>>>>
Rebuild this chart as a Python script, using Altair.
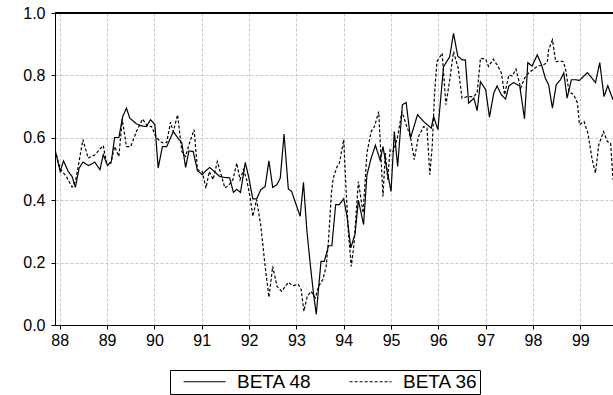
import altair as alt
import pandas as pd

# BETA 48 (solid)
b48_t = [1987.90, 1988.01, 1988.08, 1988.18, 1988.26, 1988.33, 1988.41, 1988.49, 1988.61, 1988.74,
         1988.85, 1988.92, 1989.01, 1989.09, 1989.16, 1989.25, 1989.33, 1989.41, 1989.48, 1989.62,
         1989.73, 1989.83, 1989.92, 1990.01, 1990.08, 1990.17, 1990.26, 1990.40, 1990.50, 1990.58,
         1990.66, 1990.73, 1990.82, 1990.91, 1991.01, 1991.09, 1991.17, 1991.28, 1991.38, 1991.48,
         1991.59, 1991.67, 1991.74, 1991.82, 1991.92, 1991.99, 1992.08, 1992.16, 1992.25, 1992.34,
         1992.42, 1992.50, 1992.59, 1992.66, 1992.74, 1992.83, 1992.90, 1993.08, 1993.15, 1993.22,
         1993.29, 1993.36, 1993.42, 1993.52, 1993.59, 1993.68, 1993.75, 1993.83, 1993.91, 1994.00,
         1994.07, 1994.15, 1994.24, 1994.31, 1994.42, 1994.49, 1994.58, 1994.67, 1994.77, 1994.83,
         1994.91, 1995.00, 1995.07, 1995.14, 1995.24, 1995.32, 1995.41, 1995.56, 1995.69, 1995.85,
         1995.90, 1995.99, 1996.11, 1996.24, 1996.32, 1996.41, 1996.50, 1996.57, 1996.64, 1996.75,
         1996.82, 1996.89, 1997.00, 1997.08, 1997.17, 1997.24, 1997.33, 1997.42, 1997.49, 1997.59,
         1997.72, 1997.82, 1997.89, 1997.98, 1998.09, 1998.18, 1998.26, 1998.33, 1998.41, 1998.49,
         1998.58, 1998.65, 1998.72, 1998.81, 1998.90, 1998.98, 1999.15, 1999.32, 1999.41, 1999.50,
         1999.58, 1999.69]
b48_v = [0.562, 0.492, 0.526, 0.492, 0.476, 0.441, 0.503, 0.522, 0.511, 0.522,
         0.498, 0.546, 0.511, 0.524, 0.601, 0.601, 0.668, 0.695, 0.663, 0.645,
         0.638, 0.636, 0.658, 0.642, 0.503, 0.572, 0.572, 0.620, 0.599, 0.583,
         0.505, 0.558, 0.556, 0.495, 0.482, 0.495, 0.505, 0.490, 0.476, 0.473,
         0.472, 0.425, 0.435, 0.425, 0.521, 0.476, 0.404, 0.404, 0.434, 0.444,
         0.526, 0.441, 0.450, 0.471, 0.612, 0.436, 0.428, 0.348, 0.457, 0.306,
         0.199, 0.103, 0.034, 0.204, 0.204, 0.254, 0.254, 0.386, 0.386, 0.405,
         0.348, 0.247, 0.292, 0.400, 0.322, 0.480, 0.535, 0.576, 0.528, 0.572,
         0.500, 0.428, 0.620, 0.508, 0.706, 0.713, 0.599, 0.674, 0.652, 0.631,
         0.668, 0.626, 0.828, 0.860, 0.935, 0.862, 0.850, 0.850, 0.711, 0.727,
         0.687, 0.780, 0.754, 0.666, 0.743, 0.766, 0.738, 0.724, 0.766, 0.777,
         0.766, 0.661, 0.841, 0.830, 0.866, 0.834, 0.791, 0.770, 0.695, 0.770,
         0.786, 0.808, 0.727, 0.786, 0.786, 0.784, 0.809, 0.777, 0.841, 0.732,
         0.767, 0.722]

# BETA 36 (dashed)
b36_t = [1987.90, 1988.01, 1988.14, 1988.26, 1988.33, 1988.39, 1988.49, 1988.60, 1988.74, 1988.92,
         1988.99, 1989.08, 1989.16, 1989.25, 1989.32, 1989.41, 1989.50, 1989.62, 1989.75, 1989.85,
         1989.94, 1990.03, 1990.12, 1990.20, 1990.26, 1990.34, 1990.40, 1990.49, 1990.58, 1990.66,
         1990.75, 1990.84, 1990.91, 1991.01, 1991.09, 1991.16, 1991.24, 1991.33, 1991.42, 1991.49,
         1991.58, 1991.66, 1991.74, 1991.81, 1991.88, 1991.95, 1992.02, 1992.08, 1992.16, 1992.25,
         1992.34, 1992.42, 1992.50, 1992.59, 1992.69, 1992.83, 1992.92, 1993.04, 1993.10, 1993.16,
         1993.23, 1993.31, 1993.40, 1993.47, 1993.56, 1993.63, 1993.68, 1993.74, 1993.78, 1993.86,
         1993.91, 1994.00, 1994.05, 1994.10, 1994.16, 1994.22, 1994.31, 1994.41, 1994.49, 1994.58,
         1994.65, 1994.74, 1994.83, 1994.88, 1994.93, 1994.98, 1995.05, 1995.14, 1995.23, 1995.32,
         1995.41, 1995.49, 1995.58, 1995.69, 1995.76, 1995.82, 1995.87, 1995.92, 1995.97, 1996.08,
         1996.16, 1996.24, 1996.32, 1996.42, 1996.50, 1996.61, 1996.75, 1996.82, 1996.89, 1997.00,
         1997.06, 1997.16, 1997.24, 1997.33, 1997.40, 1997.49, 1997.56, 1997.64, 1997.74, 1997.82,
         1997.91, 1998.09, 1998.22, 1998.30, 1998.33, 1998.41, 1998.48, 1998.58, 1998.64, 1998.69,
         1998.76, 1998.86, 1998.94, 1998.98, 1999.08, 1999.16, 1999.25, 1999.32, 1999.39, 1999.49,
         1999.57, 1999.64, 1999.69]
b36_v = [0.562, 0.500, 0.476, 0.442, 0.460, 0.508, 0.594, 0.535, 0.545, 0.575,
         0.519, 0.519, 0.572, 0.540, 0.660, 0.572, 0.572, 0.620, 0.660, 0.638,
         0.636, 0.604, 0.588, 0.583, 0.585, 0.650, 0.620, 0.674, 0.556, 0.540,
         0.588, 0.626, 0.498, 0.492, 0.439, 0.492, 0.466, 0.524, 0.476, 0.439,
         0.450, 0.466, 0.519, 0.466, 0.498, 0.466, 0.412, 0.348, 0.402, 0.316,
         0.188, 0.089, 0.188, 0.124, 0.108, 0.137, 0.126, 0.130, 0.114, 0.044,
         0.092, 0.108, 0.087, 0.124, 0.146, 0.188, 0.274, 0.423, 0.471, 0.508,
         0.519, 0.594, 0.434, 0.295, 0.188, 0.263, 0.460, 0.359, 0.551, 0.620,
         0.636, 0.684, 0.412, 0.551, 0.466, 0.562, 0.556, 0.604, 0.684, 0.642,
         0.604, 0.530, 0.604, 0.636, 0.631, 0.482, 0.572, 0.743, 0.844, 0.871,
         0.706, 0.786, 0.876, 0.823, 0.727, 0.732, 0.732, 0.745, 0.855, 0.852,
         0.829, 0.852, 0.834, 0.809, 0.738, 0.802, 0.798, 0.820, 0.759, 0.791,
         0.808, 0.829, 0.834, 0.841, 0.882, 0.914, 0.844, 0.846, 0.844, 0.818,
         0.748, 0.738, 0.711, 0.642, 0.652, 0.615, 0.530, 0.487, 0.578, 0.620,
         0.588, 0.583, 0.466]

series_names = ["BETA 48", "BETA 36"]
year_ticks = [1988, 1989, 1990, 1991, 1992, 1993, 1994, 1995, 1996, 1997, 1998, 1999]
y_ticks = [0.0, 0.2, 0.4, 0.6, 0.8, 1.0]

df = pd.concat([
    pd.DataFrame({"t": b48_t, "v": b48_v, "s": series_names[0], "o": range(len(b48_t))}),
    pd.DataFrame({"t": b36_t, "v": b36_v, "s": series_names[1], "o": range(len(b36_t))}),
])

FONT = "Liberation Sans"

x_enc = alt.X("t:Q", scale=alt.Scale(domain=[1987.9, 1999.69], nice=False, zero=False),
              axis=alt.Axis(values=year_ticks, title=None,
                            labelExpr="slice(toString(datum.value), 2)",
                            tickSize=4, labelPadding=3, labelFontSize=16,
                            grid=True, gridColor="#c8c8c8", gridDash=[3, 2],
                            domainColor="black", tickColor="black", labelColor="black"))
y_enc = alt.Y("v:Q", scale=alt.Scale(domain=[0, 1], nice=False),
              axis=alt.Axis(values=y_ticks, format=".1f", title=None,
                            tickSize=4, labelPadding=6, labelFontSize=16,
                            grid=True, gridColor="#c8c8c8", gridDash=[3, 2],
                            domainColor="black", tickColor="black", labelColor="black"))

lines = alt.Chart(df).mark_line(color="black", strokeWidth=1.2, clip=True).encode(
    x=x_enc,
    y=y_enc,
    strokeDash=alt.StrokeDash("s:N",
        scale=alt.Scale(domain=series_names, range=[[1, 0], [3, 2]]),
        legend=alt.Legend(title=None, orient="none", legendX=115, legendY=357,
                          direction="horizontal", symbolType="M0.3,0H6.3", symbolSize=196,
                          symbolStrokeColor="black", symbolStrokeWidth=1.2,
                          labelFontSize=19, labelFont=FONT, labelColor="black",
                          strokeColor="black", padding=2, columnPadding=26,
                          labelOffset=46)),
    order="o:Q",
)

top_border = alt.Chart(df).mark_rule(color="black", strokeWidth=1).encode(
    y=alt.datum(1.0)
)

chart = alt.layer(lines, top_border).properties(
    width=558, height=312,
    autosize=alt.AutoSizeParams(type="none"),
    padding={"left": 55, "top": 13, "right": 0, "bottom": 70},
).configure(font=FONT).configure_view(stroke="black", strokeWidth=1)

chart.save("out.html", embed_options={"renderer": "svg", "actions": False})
<<<<
>>>>
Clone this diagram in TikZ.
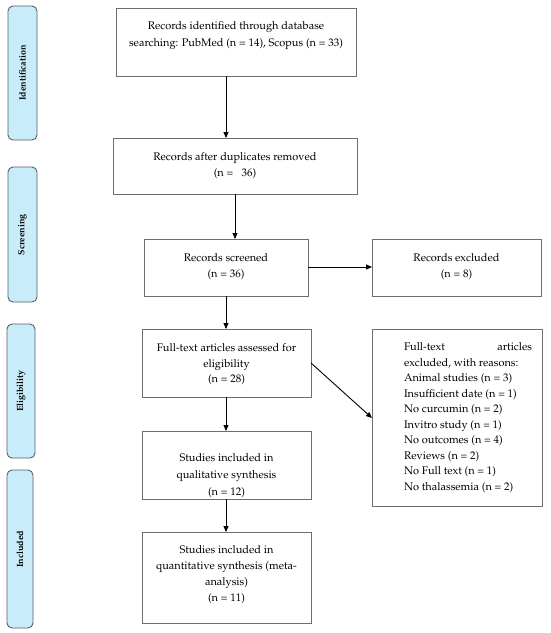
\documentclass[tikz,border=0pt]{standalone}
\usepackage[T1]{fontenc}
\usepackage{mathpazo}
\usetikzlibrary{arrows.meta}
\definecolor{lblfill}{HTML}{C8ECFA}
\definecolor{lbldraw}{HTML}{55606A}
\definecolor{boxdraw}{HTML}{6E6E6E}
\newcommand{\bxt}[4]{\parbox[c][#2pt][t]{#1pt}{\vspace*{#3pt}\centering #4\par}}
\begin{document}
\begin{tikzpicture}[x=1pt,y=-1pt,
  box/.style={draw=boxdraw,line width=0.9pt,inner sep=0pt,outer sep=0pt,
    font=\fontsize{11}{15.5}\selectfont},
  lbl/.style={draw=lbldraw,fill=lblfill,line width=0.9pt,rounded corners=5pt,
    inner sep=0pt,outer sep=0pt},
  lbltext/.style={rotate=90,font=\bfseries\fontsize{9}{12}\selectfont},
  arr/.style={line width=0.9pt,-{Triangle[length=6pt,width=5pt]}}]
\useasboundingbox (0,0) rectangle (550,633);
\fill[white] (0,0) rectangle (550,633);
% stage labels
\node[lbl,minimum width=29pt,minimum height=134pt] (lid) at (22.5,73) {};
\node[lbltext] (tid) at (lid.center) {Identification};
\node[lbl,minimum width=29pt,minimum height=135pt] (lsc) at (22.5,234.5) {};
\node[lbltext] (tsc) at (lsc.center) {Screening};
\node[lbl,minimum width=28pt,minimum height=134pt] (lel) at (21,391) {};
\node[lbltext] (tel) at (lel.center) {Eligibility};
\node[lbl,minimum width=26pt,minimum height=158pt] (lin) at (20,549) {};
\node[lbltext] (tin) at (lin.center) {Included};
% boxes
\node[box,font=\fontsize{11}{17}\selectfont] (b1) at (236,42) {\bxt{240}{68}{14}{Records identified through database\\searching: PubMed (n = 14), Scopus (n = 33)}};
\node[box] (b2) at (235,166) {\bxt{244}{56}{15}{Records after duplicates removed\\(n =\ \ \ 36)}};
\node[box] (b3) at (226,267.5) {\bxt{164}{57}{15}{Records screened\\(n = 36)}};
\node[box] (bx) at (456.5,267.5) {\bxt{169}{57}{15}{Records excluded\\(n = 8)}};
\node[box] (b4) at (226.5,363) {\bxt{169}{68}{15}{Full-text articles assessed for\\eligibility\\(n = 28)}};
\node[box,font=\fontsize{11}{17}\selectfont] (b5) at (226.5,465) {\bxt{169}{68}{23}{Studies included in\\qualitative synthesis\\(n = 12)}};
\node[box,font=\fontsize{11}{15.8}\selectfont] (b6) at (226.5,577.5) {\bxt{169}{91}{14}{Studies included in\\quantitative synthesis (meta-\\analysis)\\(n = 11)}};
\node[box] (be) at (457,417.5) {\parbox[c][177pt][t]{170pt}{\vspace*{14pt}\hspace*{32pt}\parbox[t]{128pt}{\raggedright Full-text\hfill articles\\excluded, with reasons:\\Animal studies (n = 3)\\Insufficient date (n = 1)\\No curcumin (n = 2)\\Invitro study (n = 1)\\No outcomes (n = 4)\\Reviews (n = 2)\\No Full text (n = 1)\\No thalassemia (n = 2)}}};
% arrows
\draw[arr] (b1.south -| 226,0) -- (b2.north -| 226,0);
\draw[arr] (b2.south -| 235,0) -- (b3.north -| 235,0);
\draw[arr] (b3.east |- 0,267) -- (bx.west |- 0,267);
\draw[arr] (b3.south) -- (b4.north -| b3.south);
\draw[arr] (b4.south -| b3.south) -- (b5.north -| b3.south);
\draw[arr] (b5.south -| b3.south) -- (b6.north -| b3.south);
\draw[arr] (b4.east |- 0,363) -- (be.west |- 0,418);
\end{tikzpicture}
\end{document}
<<<<
>>>>
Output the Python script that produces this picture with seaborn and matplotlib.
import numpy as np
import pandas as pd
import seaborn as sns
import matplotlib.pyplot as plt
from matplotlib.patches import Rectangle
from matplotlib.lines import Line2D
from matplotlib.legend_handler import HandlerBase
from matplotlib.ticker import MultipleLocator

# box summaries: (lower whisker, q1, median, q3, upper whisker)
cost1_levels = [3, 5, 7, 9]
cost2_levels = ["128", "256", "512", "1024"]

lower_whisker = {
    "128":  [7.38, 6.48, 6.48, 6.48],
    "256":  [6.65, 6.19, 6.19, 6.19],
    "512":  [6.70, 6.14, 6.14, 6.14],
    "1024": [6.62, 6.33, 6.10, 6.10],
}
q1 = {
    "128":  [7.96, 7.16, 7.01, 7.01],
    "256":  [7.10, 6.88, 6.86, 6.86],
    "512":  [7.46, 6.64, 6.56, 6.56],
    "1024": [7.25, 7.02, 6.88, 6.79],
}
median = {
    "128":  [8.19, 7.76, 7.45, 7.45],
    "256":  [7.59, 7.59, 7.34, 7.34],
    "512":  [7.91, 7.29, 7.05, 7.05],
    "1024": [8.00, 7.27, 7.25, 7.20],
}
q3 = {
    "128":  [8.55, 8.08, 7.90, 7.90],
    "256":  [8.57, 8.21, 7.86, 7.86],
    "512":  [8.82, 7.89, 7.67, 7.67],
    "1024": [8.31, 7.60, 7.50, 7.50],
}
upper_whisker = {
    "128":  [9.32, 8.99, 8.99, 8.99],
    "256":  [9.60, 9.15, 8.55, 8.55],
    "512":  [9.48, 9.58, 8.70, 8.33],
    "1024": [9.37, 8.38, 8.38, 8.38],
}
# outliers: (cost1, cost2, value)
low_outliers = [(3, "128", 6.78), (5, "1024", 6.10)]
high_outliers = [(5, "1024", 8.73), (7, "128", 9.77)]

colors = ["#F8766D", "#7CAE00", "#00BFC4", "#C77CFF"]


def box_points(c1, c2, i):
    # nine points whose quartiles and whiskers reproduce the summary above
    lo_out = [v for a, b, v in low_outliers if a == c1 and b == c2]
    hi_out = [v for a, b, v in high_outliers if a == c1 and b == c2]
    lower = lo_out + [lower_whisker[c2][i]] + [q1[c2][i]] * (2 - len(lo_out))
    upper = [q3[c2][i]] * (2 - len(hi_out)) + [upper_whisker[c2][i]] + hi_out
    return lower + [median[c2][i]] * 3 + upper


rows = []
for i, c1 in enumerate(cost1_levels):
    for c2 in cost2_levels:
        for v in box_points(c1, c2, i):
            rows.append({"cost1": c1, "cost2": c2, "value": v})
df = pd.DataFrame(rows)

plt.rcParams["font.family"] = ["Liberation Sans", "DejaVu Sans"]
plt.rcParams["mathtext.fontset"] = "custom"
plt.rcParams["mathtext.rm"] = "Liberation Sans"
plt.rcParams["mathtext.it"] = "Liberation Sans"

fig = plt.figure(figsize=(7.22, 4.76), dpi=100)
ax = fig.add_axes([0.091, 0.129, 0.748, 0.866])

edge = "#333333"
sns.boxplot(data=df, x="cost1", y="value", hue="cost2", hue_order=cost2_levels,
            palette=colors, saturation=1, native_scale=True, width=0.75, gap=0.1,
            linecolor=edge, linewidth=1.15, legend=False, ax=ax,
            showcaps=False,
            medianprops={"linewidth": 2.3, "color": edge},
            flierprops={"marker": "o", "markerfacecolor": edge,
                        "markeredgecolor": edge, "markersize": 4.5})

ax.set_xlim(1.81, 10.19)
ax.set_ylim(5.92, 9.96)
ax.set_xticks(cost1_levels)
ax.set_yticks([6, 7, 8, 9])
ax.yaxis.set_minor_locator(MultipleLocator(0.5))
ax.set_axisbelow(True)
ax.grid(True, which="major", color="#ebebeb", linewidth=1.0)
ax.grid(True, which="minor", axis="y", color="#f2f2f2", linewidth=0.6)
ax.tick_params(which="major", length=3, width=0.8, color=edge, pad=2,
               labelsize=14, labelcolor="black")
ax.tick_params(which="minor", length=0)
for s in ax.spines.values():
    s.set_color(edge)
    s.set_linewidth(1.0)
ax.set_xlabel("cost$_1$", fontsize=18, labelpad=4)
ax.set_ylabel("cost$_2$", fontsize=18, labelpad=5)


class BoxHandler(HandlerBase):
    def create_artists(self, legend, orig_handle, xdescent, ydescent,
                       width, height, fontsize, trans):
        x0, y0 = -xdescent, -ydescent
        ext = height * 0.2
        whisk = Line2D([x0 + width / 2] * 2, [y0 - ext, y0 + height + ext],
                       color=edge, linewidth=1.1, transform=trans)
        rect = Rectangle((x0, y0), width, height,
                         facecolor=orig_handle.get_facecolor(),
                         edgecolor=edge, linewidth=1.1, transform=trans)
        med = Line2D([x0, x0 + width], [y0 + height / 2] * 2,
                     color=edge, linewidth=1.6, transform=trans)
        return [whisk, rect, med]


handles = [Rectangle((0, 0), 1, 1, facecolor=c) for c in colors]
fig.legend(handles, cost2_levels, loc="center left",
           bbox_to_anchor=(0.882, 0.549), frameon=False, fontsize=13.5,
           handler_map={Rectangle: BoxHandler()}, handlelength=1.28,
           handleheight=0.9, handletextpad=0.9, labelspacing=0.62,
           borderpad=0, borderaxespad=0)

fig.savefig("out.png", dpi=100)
<<<<
(What this task involves): Search the entries for the word "script" and pick out every line that holds it.

(Problem solution):
Rebuild this chart as a Python script, using Altair.
Output the Python script that produces this picture with seaborn and matplotlib.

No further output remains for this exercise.